When our yearnings turn from desire to entitlement, we lost sight of heaven. I have been there & done that. Actually, I am there & do that, daily. Last year we had to short sell our house (actually a gift of grace versus a foreclosure) & then a few weeks later we had our 3rd baby & a few months later had to unexpectedly move out of our rental house we loved in a neighborhood we thought we would live in longterm. My heart grew bitter with entitlement very quickly. I was angry. Why did this house sell so fast when our house took 3+ years to sell? Why do we have to deal with the financial impact on our at the time perfect credit? Why did my little nest have to be uprooted with a newborn? Why did I have to giveaway my precious dog? The list of whys goes on & on. Why me?

Then, after some wrestling with the One who really knows what I need, I realized what I really needed wasn’t what I had before… but the process of losing the house I had before (& another one in addition!) to make me thankful for what I already have, which is so much more than I need. Whew. What a mess I can be!

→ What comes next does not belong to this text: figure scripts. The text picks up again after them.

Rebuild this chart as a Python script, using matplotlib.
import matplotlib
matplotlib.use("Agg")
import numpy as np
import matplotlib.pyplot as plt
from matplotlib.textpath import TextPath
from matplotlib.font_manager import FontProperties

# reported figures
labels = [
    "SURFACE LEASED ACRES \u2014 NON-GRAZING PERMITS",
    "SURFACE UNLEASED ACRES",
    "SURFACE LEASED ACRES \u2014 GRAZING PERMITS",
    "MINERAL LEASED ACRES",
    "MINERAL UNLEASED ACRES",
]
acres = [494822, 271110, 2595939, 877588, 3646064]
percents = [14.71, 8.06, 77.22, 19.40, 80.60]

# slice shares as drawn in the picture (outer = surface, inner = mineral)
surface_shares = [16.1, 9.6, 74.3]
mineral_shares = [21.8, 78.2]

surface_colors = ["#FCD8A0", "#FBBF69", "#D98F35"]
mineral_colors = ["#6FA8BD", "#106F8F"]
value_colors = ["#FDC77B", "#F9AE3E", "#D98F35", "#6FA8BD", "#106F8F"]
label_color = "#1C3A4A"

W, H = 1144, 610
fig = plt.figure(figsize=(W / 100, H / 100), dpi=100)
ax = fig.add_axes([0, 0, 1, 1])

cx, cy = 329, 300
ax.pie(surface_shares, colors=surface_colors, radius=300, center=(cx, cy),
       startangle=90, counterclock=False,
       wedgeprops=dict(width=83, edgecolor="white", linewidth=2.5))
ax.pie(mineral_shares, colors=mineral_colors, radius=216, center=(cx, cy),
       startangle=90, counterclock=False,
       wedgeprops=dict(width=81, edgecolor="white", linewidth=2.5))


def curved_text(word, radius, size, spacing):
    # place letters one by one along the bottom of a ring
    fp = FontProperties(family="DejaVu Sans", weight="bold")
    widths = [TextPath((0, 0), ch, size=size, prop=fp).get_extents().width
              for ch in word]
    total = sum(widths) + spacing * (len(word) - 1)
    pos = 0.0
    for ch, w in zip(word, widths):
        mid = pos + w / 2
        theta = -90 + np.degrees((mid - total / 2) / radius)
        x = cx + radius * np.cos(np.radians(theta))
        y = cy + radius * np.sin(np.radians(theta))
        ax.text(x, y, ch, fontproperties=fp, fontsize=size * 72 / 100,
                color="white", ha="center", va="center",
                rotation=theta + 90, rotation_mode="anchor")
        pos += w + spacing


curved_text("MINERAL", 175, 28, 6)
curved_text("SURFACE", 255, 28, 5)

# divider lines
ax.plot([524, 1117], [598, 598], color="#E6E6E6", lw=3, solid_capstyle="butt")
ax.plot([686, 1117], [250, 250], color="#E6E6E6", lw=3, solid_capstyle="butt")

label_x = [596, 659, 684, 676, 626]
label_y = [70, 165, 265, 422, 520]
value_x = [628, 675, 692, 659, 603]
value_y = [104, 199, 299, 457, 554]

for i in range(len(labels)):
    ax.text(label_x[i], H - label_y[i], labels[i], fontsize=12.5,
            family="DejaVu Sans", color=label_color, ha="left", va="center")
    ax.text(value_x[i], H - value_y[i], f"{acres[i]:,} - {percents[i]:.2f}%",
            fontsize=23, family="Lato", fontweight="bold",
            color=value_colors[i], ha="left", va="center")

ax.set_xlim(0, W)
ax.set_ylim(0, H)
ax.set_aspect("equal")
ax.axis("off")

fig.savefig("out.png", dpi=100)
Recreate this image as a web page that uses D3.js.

So tonight, as I am very thankful for the love + gifts I have been given for my birthday… I am most thankful for life (+ the most amazing carrot cake I have ever tasted)!

 

One thought on “31days // 12 gifts

  1. Beautiful! Your blog is lovely. “He knows whats best for us & when. He has our best interest in mind. So many times I have my own timeline, my own idea of what I think I need to satisfy the yearnings of my soul. For the most part I am just plain wrong.” This seems to sum up the story of my life 🙂 I’m just glad that He knows what’s really good, and no matter how life fluctuates, His presence is the best thing for us. Thanks again!